HIGH POINT, N.C-- A Triad man who spend 18 years in prison for selling drugs is making it his new life mission to keep others from making the same mistakes he did.
"I remember looking out of my window and I saw a drug dealers, hustlers, gangbangers everything out of my window. So when my mom passed I ran to the streets," Greg Commander said.
It's a decision that haunts Commander to this day. It's what started his life of crime.
"I bought my first package and I never turned back," Commander said.
He was in the 8th grade, a young man with his whole life ahead of him. But he would spend the next few years dealing cocaine for one of the most notorious gangs in High Point, the Juice Crew.
Today, he's a different man. He says he wants to be part of the solution not the problem.

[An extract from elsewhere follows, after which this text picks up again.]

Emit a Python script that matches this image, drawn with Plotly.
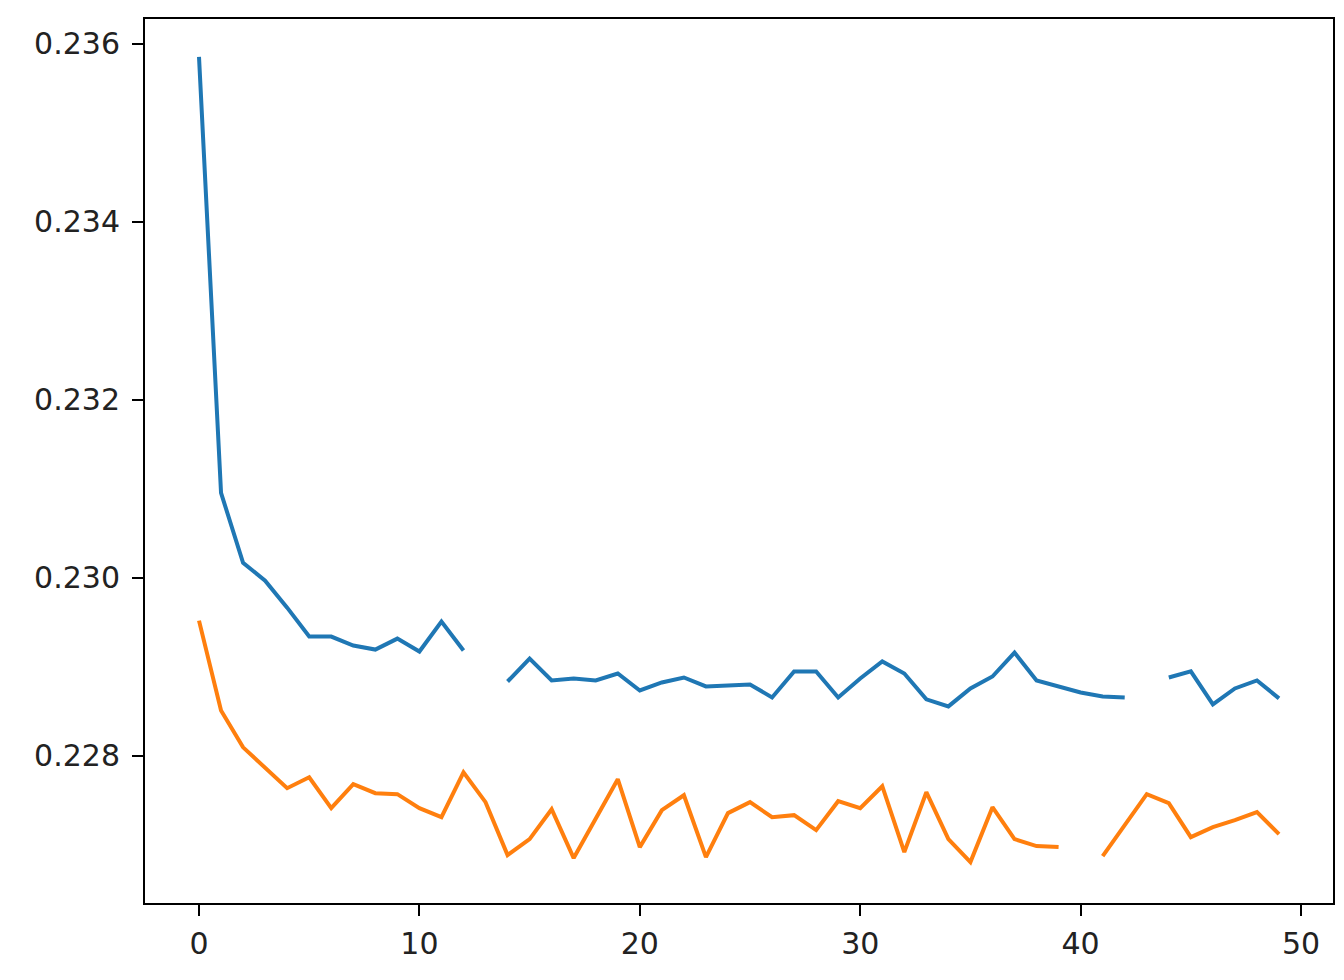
import plotly.graph_objects as go

# ── data ──────────────────────────────────────────────────────────────────
epochs = list(range(50))

blue_vals = [
    0.235854, 0.230955, 0.230170, 0.229969, 0.229666, 0.229341, 0.229341, 0.229240,
    0.229195, 0.229318, 0.229173, 0.229509, 0.229184, None, 0.228836, 0.229094,
    0.228848, 0.228870, 0.228848, 0.228926, 0.228735, 0.228825, 0.228881, 0.228780,
    0.228791, 0.228803, 0.228657, 0.228949, 0.228949, 0.228657, 0.228870, 0.229061,
    0.228926, 0.228635, 0.228556, 0.228758, 0.228892, 0.229161, 0.228848, 0.228780,
    0.228713, 0.228668, 0.228657, None, 0.228881, 0.228949, 0.228578, 0.228758,
    0.228848, 0.228646,
]

orange_vals = [
    0.229520, 0.228511, 0.228096, 0.227872, 0.227637, 0.227760, 0.227413, 0.227682,
    0.227581, 0.227570, 0.227413, 0.227312, 0.227816, 0.227480, 0.226886, 0.227065,
    0.227401, 0.226852, 0.227300, 0.227738, 0.226975, 0.227390, 0.227558, 0.226863,
    0.227357, 0.227480, 0.227312, 0.227334, 0.227166, 0.227491, 0.227413, 0.227659,
    0.226919, 0.227592, 0.227065, 0.226807, 0.227424, 0.227065, 0.226987, 0.226975,
    None, 0.226874, 0.227222, 0.227570, 0.227469, 0.227087, 0.227200, 0.227278,
    0.227368, 0.227121,
]

x_ticks = [0, 10, 20, 30, 40, 50]
y_ticks = [0.228, 0.230, 0.232, 0.234, 0.236]

# ── colours ──────────────────────────────────────────────────────────────
COLOR_BLUE   = '#1f77b4'
COLOR_ORANGE = '#ff7f0e'

fig = go.Figure()

for vals, color in [(blue_vals, COLOR_BLUE), (orange_vals, COLOR_ORANGE)]:
    fig.add_trace(go.Scatter(
        x          = epochs,
        y          = vals,
        mode       = 'lines',
        line       = dict(color=color, width=4),
        connectgaps = False,
        showlegend = False,
    ))

axis_style = dict(
    showline  = True,
    linecolor = 'black',
    linewidth = 2,
    mirror    = True,
    ticks     = 'outside',
    ticklen   = 11,
    tickwidth = 2,
    tickcolor = 'black',
    showgrid  = False,
    zeroline  = False,
    tickfont  = dict(family='DejaVu Sans', size=30, color='#222222'),
)

# page body has an 8px margin, so the figure is sized/offset to fit the window
fig.update_layout(
    width        = 1336,
    height       = 972,
    plot_bgcolor = 'white',
    paper_bgcolor = 'white',
    margin       = dict(l=137, r=9, t=9, b=77),
    xaxis        = dict(**axis_style, range=[-2.45, 51.45],
                        tickvals=x_ticks, ticklabelstandoff=2),
    yaxis        = dict(**axis_style, range=[0.226347, 0.23628],
                        tickvals=y_ticks, tickformat='.3f', ticklabelstandoff=6),
)

fig.write_html("out.html")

" I see beyond just the blood. I see pain and it hurts."
Gang violence in High Point is a problem. Four of the 17 deaths this year are gang related. And Commander knows the end results for those responsible.
"You're on the run. You're in the penitentiary. Somebody's dead, if not both," Commander said.
Commander spent 18 years in prison for selling cocaine, and it's there, that things started to turn around.
" I always had the mindset after going to prison that I need to do something different than what I was doing because it was complicated. And I knew that wasn't my life," Commander said.
First, he learned how to read.
"Without and education I felt weak. I felt low class like I was nobody," Commander said.
Then, he got his GED and helped others do the same. When he got out of prison, he knew he had to keep young kids from making the same mistakes he did.
"I wish someone would've introduced something positive to me that I would've never had to take that route," Commander said.
He travels around to schools across the country sharing his life story as a warning. He met Allen Tulloch at a school in Salisbury, NC and made a lasting impact in Tulloch's life. Tulloch was in the 8th grade.
"I was in a lot of fights I was a bully I was one of those kids that didn't care who you were," Tulloch said. "School wasn't for me around that time, but then I met Mr. Greg Commander and I got my life together."
Because of Commander's influence, Tulloch said he stayed out of gangs.
"I'm happy to say that I'm 21 with no record. It's all about the guidance and who you have in life to steer you around," Tulloch explained.
Commander's next mission is to help stop gang violence in High Point. That's why he started the non-profit Commander Peace Academy.
"I came up with the peace academy because I felt like I want to get closer to my community. Most organizations that I know don't get out in the community and meet out people where we are at." Commander said.
Those in the academy talk with current young gang members about reality, the repercussions of their dangerous lifestyle, and where to get help.
Commander says many times the young gang members are just looking for love and acceptance and says the community needs to give them both.
"The reason I talk the way I talk is because I'm that same individual who they said was nothing, would amount to be nothing. Lock him up! Throw away the key. He's nothing. But today, I'm 10 years out the system," Commander said. "Not out stealing and robbing not out killing not in gangs, but I'm trying to make a difference in my community."
Greg Commander says education got him where he is today. In fact, peace in peace academy stands for proper education always corrects error.
He graduated from Laurel University in High Point in 2015 with degrees in Christian Counseling and Theology.